**GIVEN INSTRUCTION**
Write every entry out again exactly, please, and skip the pictures.

**SUPPLIED MATERIAL**
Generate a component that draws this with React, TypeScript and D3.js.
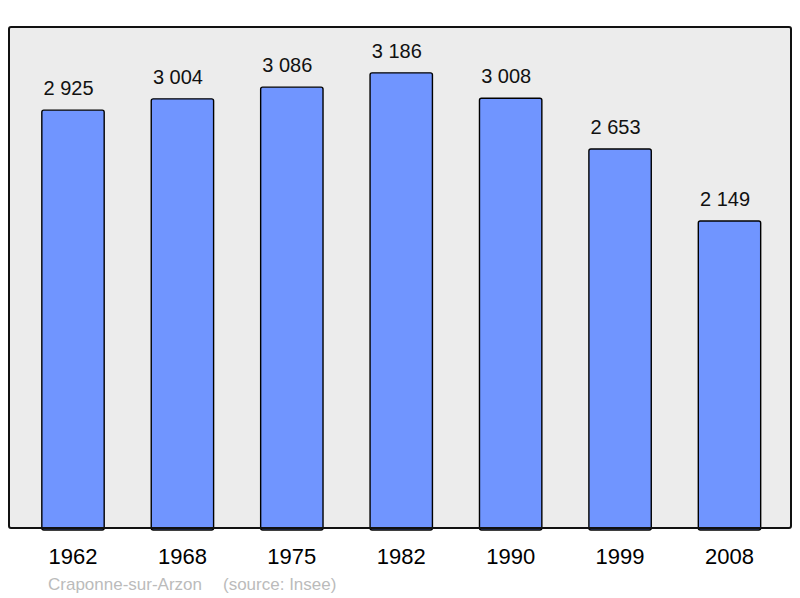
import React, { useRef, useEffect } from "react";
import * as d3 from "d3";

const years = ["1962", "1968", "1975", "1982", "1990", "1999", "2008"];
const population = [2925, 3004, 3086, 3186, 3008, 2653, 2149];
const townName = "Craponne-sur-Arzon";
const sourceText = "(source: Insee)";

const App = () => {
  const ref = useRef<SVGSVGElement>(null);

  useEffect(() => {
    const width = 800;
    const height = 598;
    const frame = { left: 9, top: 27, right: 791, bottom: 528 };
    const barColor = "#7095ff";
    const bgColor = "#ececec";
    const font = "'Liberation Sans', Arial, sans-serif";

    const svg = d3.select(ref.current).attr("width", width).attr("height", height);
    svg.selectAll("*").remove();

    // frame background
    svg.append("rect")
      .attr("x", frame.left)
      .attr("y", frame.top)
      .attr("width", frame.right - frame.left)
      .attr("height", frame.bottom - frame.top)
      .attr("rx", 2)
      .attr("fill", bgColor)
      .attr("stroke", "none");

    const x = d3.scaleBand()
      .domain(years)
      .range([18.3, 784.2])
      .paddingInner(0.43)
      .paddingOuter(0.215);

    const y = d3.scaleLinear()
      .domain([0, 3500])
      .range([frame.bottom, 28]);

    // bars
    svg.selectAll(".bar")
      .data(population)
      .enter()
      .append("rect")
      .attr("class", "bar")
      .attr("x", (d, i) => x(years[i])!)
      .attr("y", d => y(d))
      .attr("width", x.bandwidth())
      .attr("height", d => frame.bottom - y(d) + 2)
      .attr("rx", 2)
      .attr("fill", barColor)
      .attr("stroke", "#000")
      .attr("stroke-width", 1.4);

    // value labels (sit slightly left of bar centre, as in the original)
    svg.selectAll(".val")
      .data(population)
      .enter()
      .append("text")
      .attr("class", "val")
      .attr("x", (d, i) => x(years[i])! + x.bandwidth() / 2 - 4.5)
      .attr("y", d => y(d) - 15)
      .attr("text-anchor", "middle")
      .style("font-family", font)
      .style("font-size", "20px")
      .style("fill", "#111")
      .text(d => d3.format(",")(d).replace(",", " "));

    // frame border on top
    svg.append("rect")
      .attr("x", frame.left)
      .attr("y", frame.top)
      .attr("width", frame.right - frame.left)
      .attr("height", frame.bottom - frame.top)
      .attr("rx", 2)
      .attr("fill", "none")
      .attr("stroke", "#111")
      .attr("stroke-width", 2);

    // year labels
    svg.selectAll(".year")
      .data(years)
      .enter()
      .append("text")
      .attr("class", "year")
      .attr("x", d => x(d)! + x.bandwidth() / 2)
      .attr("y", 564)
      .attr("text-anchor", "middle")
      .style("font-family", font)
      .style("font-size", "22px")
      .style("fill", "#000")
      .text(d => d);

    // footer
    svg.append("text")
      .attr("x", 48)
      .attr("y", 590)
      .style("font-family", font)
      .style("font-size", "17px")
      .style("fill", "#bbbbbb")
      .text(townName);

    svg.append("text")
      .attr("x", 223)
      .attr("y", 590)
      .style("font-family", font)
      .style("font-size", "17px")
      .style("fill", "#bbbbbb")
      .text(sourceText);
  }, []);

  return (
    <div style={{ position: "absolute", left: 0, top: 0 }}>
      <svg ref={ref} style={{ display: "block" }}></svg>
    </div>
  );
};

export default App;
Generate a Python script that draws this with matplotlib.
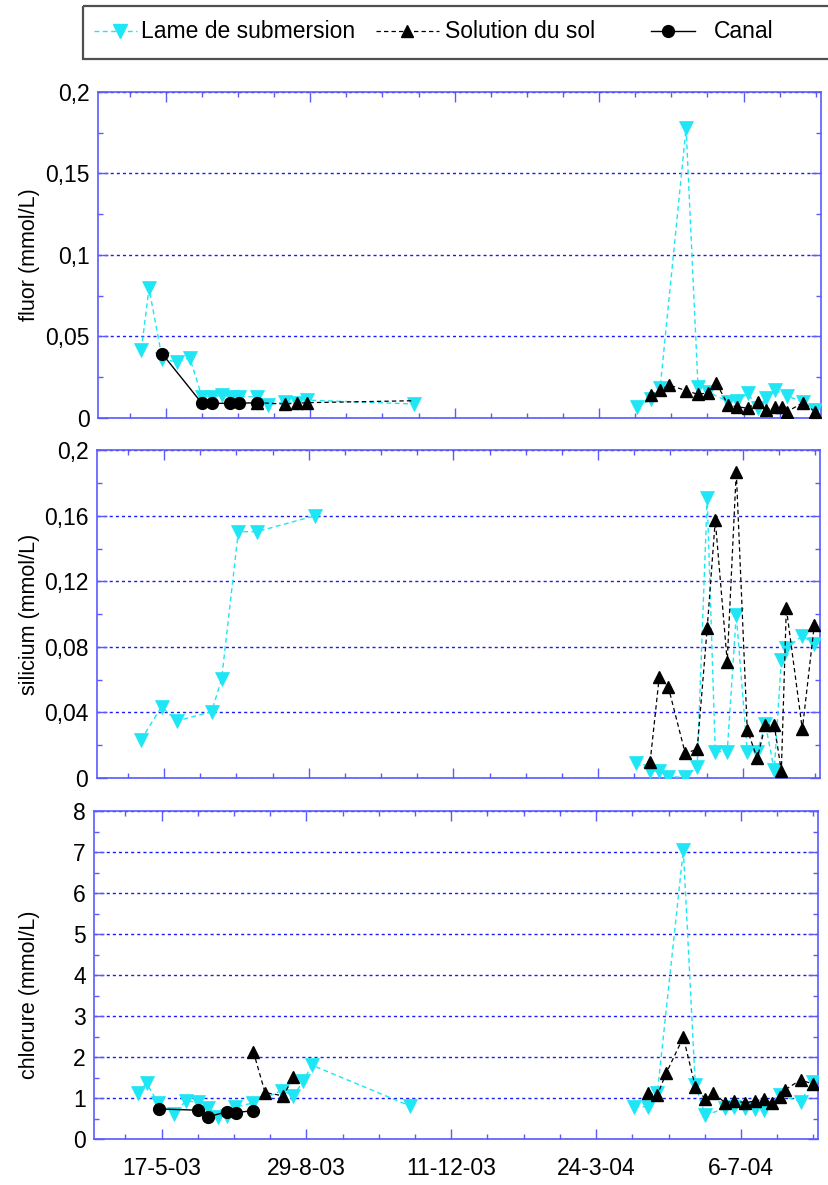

**WRITTEN SOLUTION**
Generate a component that draws this with React, TypeScript and D3.js.
import React, { useRef, useEffect } from "react";
import * as d3 from "d3";

const years = ["1962", "1968", "1975", "1982", "1990", "1999", "2008"];
const population = [2925, 3004, 3086, 3186, 3008, 2653, 2149];
const townName = "Craponne-sur-Arzon";
const sourceText = "(source: Insee)";

const App = () => {
  const ref = useRef<SVGSVGElement>(null);

  useEffect(() => {
    const width = 800;
    const height = 598;
    const frame = { left: 9, top: 27, right: 791, bottom: 528 };
    const barColor = "#7095ff";
    const bgColor = "#ececec";
    const font = "'Liberation Sans', Arial, sans-serif";

    const svg = d3.select(ref.current).attr("width", width).attr("height", height);
    svg.selectAll("*").remove();

    // frame background
    svg.append("rect")
      .attr("x", frame.left)
      .attr("y", frame.top)
      .attr("width", frame.right - frame.left)
      .attr("height", frame.bottom - frame.top)
      .attr("rx", 2)
      .attr("fill", bgColor)
      .attr("stroke", "none");

    const x = d3.scaleBand()
      .domain(years)
      .range([18.3, 784.2])
      .paddingInner(0.43)
      .paddingOuter(0.215);

    const y = d3.scaleLinear()
      .domain([0, 3500])
      .range([frame.bottom, 28]);

    // bars
    svg.selectAll(".bar")
      .data(population)
      .enter()
      .append("rect")
      .attr("class", "bar")
      .attr("x", (d, i) => x(years[i])!)
      .attr("y", d => y(d))
      .attr("width", x.bandwidth())
      .attr("height", d => frame.bottom - y(d) + 2)
      .attr("rx", 2)
      .attr("fill", barColor)
      .attr("stroke", "#000")
      .attr("stroke-width", 1.4);

    // value labels (sit slightly left of bar centre, as in the original)
    svg.selectAll(".val")
      .data(population)
      .enter()
      .append("text")
      .attr("class", "val")
      .attr("x", (d, i) => x(years[i])! + x.bandwidth() / 2 - 4.5)
      .attr("y", d => y(d) - 15)
      .attr("text-anchor", "middle")
      .style("font-family", font)
      .style("font-size", "20px")
      .style("fill", "#111")
      .text(d => d3.format(",")(d).replace(",", " "));

    // frame border on top
    svg.append("rect")
      .attr("x", frame.left)
      .attr("y", frame.top)
      .attr("width", frame.right - frame.left)
      .attr("height", frame.bottom - frame.top)
      .attr("rx", 2)
      .attr("fill", "none")
      .attr("stroke", "#111")
      .attr("stroke-width", 2);

    // year labels
    svg.selectAll(".year")
      .data(years)
      .enter()
      .append("text")
      .attr("class", "year")
      .attr("x", d => x(d)! + x.bandwidth() / 2)
      .attr("y", 564)
      .attr("text-anchor", "middle")
      .style("font-family", font)
      .style("font-size", "22px")
      .style("fill", "#000")
      .text(d => d);

    // footer
    svg.append("text")
      .attr("x", 48)
      .attr("y", 590)
      .style("font-family", font)
      .style("font-size", "17px")
      .style("fill", "#bbbbbb")
      .text(townName);

    svg.append("text")
      .attr("x", 223)
      .attr("y", 590)
      .style("font-family", font)
      .style("font-size", "17px")
      .style("fill", "#bbbbbb")
      .text(sourceText);
  }, []);

  return (
    <div style={{ position: "absolute", left: 0, top: 0 }}>
      <svg ref={ref} style={{ display: "block" }}></svg>
    </div>
  );
};

export default App;
Generate a Python script that draws this with matplotlib.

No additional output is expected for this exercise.